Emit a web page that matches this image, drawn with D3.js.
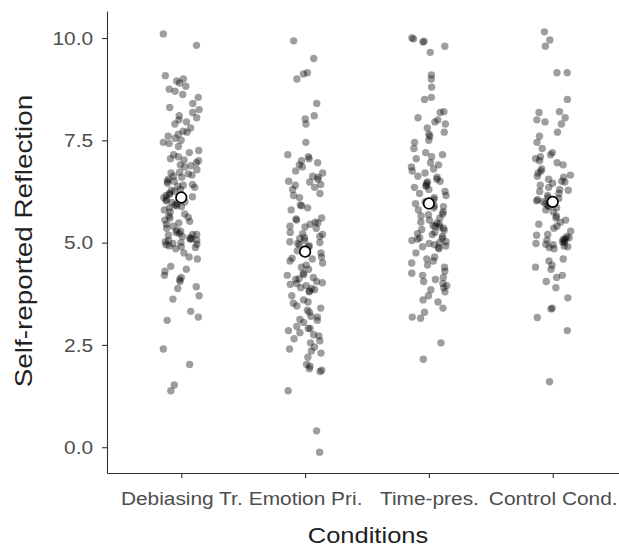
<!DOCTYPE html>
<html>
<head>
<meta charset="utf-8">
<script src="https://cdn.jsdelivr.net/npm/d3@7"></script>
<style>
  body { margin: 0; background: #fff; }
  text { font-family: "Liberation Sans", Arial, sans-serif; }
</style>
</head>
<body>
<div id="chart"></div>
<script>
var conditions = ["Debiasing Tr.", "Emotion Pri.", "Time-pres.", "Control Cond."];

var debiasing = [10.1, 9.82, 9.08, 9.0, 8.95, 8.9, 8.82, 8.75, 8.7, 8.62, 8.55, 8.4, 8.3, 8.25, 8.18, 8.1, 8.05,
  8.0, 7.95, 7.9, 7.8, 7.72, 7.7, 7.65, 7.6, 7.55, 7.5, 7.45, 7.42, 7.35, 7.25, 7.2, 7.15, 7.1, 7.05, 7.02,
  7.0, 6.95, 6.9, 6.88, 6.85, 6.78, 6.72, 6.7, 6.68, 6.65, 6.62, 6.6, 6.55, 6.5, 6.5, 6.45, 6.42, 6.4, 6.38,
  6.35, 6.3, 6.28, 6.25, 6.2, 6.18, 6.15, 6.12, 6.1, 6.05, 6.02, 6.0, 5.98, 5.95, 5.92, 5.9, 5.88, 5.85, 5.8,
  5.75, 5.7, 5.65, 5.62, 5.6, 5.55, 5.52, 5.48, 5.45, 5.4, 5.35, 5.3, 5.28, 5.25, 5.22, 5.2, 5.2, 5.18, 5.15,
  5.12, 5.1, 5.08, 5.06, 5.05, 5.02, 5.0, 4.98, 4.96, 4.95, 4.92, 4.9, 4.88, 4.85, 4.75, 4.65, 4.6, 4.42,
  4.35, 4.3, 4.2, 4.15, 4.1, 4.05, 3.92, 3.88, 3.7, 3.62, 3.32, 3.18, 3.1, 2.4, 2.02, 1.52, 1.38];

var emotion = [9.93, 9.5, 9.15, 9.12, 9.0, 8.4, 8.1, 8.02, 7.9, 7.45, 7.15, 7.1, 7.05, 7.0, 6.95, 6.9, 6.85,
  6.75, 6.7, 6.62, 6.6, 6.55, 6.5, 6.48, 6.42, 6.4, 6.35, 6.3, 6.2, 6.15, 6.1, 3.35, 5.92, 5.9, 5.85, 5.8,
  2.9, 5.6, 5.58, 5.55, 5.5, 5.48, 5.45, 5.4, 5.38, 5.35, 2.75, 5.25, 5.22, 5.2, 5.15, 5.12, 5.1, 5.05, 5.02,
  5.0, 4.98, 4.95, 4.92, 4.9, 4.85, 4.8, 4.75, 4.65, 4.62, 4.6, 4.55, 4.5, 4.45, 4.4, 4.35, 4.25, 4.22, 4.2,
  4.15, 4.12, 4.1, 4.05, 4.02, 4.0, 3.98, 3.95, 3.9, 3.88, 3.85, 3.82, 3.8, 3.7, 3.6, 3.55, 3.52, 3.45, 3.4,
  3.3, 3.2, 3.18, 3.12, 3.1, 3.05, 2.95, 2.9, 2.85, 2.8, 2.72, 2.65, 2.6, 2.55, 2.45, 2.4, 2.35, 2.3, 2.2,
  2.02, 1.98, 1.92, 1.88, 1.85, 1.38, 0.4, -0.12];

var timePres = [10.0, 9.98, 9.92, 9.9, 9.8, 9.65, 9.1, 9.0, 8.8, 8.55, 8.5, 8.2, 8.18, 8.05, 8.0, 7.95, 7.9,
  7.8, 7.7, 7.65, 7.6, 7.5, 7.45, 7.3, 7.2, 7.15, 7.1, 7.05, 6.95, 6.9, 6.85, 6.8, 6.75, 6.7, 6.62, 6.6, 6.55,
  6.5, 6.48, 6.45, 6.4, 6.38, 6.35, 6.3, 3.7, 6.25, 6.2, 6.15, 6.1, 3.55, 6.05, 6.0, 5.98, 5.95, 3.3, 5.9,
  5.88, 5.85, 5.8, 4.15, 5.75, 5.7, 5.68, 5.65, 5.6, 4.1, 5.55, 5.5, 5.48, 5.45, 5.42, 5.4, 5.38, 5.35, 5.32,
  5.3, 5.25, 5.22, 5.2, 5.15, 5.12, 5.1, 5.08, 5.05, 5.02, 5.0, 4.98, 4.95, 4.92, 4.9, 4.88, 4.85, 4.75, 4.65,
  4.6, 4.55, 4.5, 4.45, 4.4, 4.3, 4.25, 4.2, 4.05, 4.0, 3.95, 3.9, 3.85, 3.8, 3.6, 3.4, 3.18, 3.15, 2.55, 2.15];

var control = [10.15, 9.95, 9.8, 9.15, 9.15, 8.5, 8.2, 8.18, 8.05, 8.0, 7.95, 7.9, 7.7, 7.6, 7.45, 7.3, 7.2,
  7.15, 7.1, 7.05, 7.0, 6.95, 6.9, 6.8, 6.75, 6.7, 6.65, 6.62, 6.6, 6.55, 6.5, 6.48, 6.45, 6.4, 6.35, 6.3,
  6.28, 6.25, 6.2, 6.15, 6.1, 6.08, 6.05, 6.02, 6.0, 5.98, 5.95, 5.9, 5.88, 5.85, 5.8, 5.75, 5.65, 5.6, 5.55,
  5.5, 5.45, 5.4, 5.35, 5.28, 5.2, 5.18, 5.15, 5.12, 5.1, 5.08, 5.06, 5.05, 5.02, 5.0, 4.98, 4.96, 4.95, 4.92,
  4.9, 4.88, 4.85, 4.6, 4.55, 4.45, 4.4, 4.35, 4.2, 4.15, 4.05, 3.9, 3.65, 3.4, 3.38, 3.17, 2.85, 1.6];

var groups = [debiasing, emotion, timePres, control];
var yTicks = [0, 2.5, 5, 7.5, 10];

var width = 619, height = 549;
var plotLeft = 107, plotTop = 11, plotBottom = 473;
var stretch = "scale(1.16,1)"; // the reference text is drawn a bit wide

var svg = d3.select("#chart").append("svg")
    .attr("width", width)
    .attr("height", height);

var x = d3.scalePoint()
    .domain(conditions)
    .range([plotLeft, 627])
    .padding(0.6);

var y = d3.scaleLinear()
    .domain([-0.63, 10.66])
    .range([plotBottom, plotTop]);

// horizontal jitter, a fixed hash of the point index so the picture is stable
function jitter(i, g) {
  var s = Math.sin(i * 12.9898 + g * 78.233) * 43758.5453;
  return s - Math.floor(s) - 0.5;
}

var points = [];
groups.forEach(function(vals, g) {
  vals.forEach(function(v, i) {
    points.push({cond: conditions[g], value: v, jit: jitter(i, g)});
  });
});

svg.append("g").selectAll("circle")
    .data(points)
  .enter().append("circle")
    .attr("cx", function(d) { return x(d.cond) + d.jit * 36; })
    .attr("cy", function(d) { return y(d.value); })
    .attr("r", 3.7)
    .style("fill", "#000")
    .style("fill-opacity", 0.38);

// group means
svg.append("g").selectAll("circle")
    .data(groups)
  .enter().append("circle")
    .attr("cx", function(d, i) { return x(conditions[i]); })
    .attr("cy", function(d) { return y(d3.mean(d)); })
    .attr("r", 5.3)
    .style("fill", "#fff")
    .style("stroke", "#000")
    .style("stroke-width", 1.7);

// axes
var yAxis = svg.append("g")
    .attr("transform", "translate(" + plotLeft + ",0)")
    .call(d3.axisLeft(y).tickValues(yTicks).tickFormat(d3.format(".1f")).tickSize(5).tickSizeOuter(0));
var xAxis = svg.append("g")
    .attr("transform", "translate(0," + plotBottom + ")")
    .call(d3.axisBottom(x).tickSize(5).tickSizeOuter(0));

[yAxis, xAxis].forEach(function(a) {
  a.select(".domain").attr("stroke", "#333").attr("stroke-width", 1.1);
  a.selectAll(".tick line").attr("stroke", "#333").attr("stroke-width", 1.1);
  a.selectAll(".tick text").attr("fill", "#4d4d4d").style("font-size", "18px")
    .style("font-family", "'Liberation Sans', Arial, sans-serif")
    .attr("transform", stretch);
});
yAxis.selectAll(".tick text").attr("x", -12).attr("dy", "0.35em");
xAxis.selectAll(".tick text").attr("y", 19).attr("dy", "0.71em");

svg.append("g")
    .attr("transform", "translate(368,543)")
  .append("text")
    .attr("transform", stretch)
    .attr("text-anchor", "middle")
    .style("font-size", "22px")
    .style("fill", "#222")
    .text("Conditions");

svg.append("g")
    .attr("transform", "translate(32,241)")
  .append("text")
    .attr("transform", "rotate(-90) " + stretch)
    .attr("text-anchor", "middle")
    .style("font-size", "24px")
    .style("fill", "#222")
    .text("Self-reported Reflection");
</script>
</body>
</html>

What to produce: Check every line of the material for the string "drawn" and give the number of lines that have it, without anything else.

The completed task: 2